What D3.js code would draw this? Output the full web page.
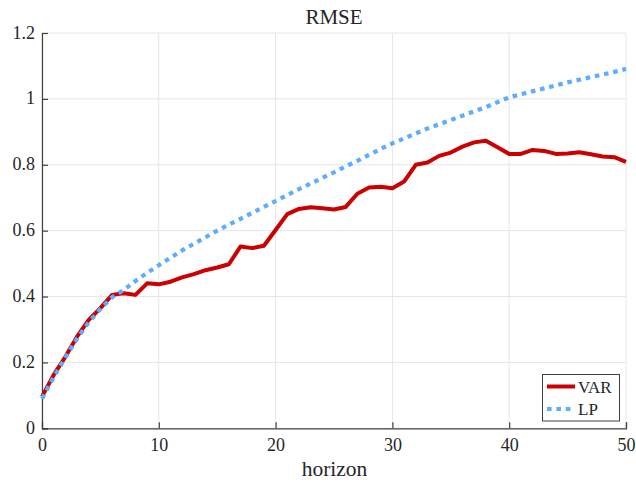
<!DOCTYPE html>
<html><head><meta charset="utf-8">
<script src="https://cdn.jsdelivr.net/npm/d3@7"></script>
<style>
html,body{margin:0;padding:0;background:#fff;}
svg text{font-family:'Liberation Serif','Times New Roman',serif;fill:#262626;}
</style></head>
<body><svg id="c" width="636" height="483"></svg>
<script>
const horizon = d3.range(0, 51);
const varRMSE = [0.096,0.162,0.217,0.278,0.329,0.365,0.405,0.41,0.405,0.44,0.437,0.445,0.458,0.468,0.48,0.488,0.498,0.552,0.547,0.554,0.602,0.65,0.666,0.671,0.668,0.664,0.672,0.712,0.731,0.733,0.729,0.749,0.8,0.807,0.827,0.837,0.855,0.868,0.873,0.853,0.833,0.833,0.845,0.842,0.833,0.834,0.838,0.832,0.825,0.823,0.809];
const lpRMSE = [0.09,0.155,0.215,0.272,0.322,0.362,0.398,0.42,0.447,0.472,0.495,0.518,0.54,0.56,0.58,0.6,0.618,0.636,0.654,0.672,0.69,0.708,0.726,0.743,0.76,0.777,0.795,0.812,0.83,0.848,0.865,0.88,0.895,0.91,0.923,0.936,0.949,0.962,0.975,0.99,1.005,1.014,1.023,1.032,1.041,1.05,1.058,1.066,1.074,1.082,1.091];
const xTicks = [0,10,20,30,40,50];
const yTicks = [0,0.2,0.4,0.6,0.8,1,1.2];
const seriesNames = ["VAR","LP"];

const svg = d3.select("#c");
const L=42, R=626, T=33, B=428.3;
const x = d3.scaleLinear().domain([0,50]).range([L,R]);
const y = d3.scaleLinear().domain([0,1.2]).range([B,T]);
const axisCol = "#404040";
const FONT = "'Liberation Serif','Times New Roman',serif";

// grid
const g = svg.append("g");
g.selectAll(".gx").data(xTicks).join("line")
  .attr("x1",d=>x(d)).attr("x2",d=>x(d)).attr("y1",T).attr("y2",B)
  .attr("stroke","#e6e6e6").attr("stroke-width",1);
g.selectAll(".gy").data(yTicks).join("line")
  .attr("x1",L).attr("x2",R).attr("y1",d=>y(d)).attr("y2",d=>y(d))
  .attr("stroke","#e6e6e6").attr("stroke-width",1);

// axes (inward ticks)
const xa = svg.append("g").attr("transform",`translate(0,${B})`)
  .call(d3.axisBottom(x).tickValues(xTicks).tickSize(-6).tickPadding(10).tickFormat(d3.format("d")));
const ya = svg.append("g").attr("transform",`translate(${L},0)`)
  .call(d3.axisLeft(y).tickValues(yTicks).tickSize(-6).tickPadding(7).tickFormat(d=>d===0?"0":(d===1?"1":d3.format(".1f")(d))));
[xa,ya].forEach(a=>{
  a.attr("font-family",null).attr("font-size",null);
  a.select(".domain").attr("stroke",axisCol).attr("stroke-width",1.2);
  a.selectAll(".tick line").attr("stroke",axisCol).attr("stroke-width",1.2);
  a.selectAll("text").style("font-size","18px").style("font-family",FONT).attr("fill","#262626");
});
xa.selectAll("text").attr("dy","0.71em");
ya.selectAll("text").attr("dy","0.28em");

// lines
const line = d3.line().x((d,i)=>x(horizon[i])).y(d=>y(d));
svg.append("path").datum(varRMSE).attr("d",line).attr("fill","none")
  .attr("stroke","#cc0000").attr("stroke-width",4).attr("stroke-linejoin","round");
svg.append("path").datum(lpRMSE).attr("d",line).attr("fill","none")
  .attr("stroke","#5eadff").attr("stroke-width",4.2).attr("stroke-dasharray","4.6,4.8");

// title & label
svg.append("text").attr("x",334).attr("y",24).attr("text-anchor","middle").style("font-size","21px").text("RMSE");
svg.append("text").attr("x",334.5).attr("y",476).attr("text-anchor","middle").style("font-size","21.5px").text("horizon");

// legend
const lg = svg.append("g");
lg.append("rect").attr("x",542.5).attr("y",374.5).attr("width",77).attr("height",46.5)
  .attr("fill","#fff").attr("stroke","#404040").attr("stroke-width",1);
lg.append("line").attr("x1",547).attr("x2",575).attr("y1",386.5).attr("y2",386.5)
  .attr("stroke","#cc0000").attr("stroke-width",4);
lg.append("line").attr("x1",547).attr("x2",575).attr("y1",409).attr("y2",409)
  .attr("stroke","#5eadff").attr("stroke-width",4.2).attr("stroke-dasharray","4.6,4.8");
lg.append("text").attr("x",578).attr("y",392.5).style("font-size","17px").text(seriesNames[0]);
lg.append("text").attr("x",578).attr("y",415).style("font-size","17px").text(seriesNames[1]);
</script></body></html>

⁂

### Problem requirements
Leaving the pictures aside, transcribe the entire listing exactly.

### The answer
What D3.js code would draw this? Output the full web page.
<!DOCTYPE html>
<html><head><meta charset="utf-8">
<script src="https://cdn.jsdelivr.net/npm/d3@7"></script>
<style>
html,body{margin:0;padding:0;background:#fff;}
svg text{font-family:'Liberation Serif','Times New Roman',serif;fill:#262626;}
</style></head>
<body><svg id="c" width="636" height="483"></svg>
<script>
const horizon = d3.range(0, 51);
const varRMSE = [0.096,0.162,0.217,0.278,0.329,0.365,0.405,0.41,0.405,0.44,0.437,0.445,0.458,0.468,0.48,0.488,0.498,0.552,0.547,0.554,0.602,0.65,0.666,0.671,0.668,0.664,0.672,0.712,0.731,0.733,0.729,0.749,0.8,0.807,0.827,0.837,0.855,0.868,0.873,0.853,0.833,0.833,0.845,0.842,0.833,0.834,0.838,0.832,0.825,0.823,0.809];
const lpRMSE = [0.09,0.155,0.215,0.272,0.322,0.362,0.398,0.42,0.447,0.472,0.495,0.518,0.54,0.56,0.58,0.6,0.618,0.636,0.654,0.672,0.69,0.708,0.726,0.743,0.76,0.777,0.795,0.812,0.83,0.848,0.865,0.88,0.895,0.91,0.923,0.936,0.949,0.962,0.975,0.99,1.005,1.014,1.023,1.032,1.041,1.05,1.058,1.066,1.074,1.082,1.091];
const xTicks = [0,10,20,30,40,50];
const yTicks = [0,0.2,0.4,0.6,0.8,1,1.2];
const seriesNames = ["VAR","LP"];

const svg = d3.select("#c");
const L=42, R=626, T=33, B=428.3;
const x = d3.scaleLinear().domain([0,50]).range([L,R]);
const y = d3.scaleLinear().domain([0,1.2]).range([B,T]);
const axisCol = "#404040";
const FONT = "'Liberation Serif','Times New Roman',serif";

// grid
const g = svg.append("g");
g.selectAll(".gx").data(xTicks).join("line")
  .attr("x1",d=>x(d)).attr("x2",d=>x(d)).attr("y1",T).attr("y2",B)
  .attr("stroke","#e6e6e6").attr("stroke-width",1);
g.selectAll(".gy").data(yTicks).join("line")
  .attr("x1",L).attr("x2",R).attr("y1",d=>y(d)).attr("y2",d=>y(d))
  .attr("stroke","#e6e6e6").attr("stroke-width",1);

// axes (inward ticks)
const xa = svg.append("g").attr("transform",`translate(0,${B})`)
  .call(d3.axisBottom(x).tickValues(xTicks).tickSize(-6).tickPadding(10).tickFormat(d3.format("d")));
const ya = svg.append("g").attr("transform",`translate(${L},0)`)
  .call(d3.axisLeft(y).tickValues(yTicks).tickSize(-6).tickPadding(7).tickFormat(d=>d===0?"0":(d===1?"1":d3.format(".1f")(d))));
[xa,ya].forEach(a=>{
  a.attr("font-family",null).attr("font-size",null);
  a.select(".domain").attr("stroke",axisCol).attr("stroke-width",1.2);
  a.selectAll(".tick line").attr("stroke",axisCol).attr("stroke-width",1.2);
  a.selectAll("text").style("font-size","18px").style("font-family",FONT).attr("fill","#262626");
});
xa.selectAll("text").attr("dy","0.71em");
ya.selectAll("text").attr("dy","0.28em");

// lines
const line = d3.line().x((d,i)=>x(horizon[i])).y(d=>y(d));
svg.append("path").datum(varRMSE).attr("d",line).attr("fill","none")
  .attr("stroke","#cc0000").attr("stroke-width",4).attr("stroke-linejoin","round");
svg.append("path").datum(lpRMSE).attr("d",line).attr("fill","none")
  .attr("stroke","#5eadff").attr("stroke-width",4.2).attr("stroke-dasharray","4.6,4.8");

// title & label
svg.append("text").attr("x",334).attr("y",24).attr("text-anchor","middle").style("font-size","21px").text("RMSE");
svg.append("text").attr("x",334.5).attr("y",476).attr("text-anchor","middle").style("font-size","21.5px").text("horizon");

// legend
const lg = svg.append("g");
lg.append("rect").attr("x",542.5).attr("y",374.5).attr("width",77).attr("height",46.5)
  .attr("fill","#fff").attr("stroke","#404040").attr("stroke-width",1);
lg.append("line").attr("x1",547).attr("x2",575).attr("y1",386.5).attr("y2",386.5)
  .attr("stroke","#cc0000").attr("stroke-width",4);
lg.append("line").attr("x1",547).attr("x2",575).attr("y1",409).attr("y2",409)
  .attr("stroke","#5eadff").attr("stroke-width",4.2).attr("stroke-dasharray","4.6,4.8");
lg.append("text").attr("x",578).attr("y",392.5).style("font-size","17px").text(seriesNames[0]);
lg.append("text").attr("x",578).attr("y",415).style("font-size","17px").text(seriesNames[1]);
</script></body></html>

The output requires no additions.